[start]

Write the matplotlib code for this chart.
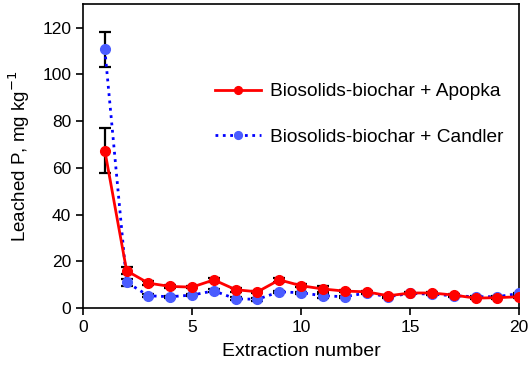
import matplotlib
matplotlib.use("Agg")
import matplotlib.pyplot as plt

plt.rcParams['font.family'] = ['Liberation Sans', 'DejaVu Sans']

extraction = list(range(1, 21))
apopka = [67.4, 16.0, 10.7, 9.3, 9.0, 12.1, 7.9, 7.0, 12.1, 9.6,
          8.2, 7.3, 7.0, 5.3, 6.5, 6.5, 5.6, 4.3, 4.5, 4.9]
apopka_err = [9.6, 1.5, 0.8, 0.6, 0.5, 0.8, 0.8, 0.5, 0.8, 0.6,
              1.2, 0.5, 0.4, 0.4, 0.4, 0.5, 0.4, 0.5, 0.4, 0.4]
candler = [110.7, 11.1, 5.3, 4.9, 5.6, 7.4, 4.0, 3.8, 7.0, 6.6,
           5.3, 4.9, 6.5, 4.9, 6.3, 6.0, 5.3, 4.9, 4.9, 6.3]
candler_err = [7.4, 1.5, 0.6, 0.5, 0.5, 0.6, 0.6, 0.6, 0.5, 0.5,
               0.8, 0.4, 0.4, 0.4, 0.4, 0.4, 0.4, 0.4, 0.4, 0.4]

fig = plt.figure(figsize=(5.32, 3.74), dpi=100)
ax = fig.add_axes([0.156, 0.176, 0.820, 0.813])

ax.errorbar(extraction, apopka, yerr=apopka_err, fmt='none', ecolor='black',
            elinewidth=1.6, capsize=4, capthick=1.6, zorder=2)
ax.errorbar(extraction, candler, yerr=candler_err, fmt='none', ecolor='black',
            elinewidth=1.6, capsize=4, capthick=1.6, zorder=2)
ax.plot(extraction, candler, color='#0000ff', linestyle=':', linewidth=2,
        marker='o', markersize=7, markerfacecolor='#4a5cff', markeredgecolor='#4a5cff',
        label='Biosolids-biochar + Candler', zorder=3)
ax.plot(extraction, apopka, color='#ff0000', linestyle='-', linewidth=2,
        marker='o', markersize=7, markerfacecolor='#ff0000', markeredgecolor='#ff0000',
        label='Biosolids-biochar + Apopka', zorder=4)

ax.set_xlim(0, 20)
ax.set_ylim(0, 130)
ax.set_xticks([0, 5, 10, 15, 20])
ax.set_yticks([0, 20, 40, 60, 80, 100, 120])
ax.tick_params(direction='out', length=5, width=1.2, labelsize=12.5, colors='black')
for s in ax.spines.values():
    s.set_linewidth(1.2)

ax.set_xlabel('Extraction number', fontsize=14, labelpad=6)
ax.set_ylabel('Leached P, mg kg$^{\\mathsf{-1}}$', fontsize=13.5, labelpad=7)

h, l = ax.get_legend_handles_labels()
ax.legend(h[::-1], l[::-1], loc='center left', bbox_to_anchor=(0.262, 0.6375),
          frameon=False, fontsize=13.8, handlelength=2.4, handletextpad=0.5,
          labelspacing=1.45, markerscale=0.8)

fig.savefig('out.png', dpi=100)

[end]

→ Given request: Write out again exactly the lines from the start of the data above through the line containing "ax = fig.add_axes([0.156, 0.176, 0.820, 0.813])", inclusive, excluding any pictures.

→ Exercise output:
Write the matplotlib code for this chart.
import matplotlib
matplotlib.use("Agg")
import matplotlib.pyplot as plt

plt.rcParams['font.family'] = ['Liberation Sans', 'DejaVu Sans']

extraction = list(range(1, 21))
apopka = [67.4, 16.0, 10.7, 9.3, 9.0, 12.1, 7.9, 7.0, 12.1, 9.6,
          8.2, 7.3, 7.0, 5.3, 6.5, 6.5, 5.6, 4.3, 4.5, 4.9]
apopka_err = [9.6, 1.5, 0.8, 0.6, 0.5, 0.8, 0.8, 0.5, 0.8, 0.6,
              1.2, 0.5, 0.4, 0.4, 0.4, 0.5, 0.4, 0.5, 0.4, 0.4]
candler = [110.7, 11.1, 5.3, 4.9, 5.6, 7.4, 4.0, 3.8, 7.0, 6.6,
           5.3, 4.9, 6.5, 4.9, 6.3, 6.0, 5.3, 4.9, 4.9, 6.3]
candler_err = [7.4, 1.5, 0.6, 0.5, 0.5, 0.6, 0.6, 0.6, 0.5, 0.5,
               0.8, 0.4, 0.4, 0.4, 0.4, 0.4, 0.4, 0.4, 0.4, 0.4]

fig = plt.figure(figsize=(5.32, 3.74), dpi=100)
ax = fig.add_axes([0.156, 0.176, 0.820, 0.813])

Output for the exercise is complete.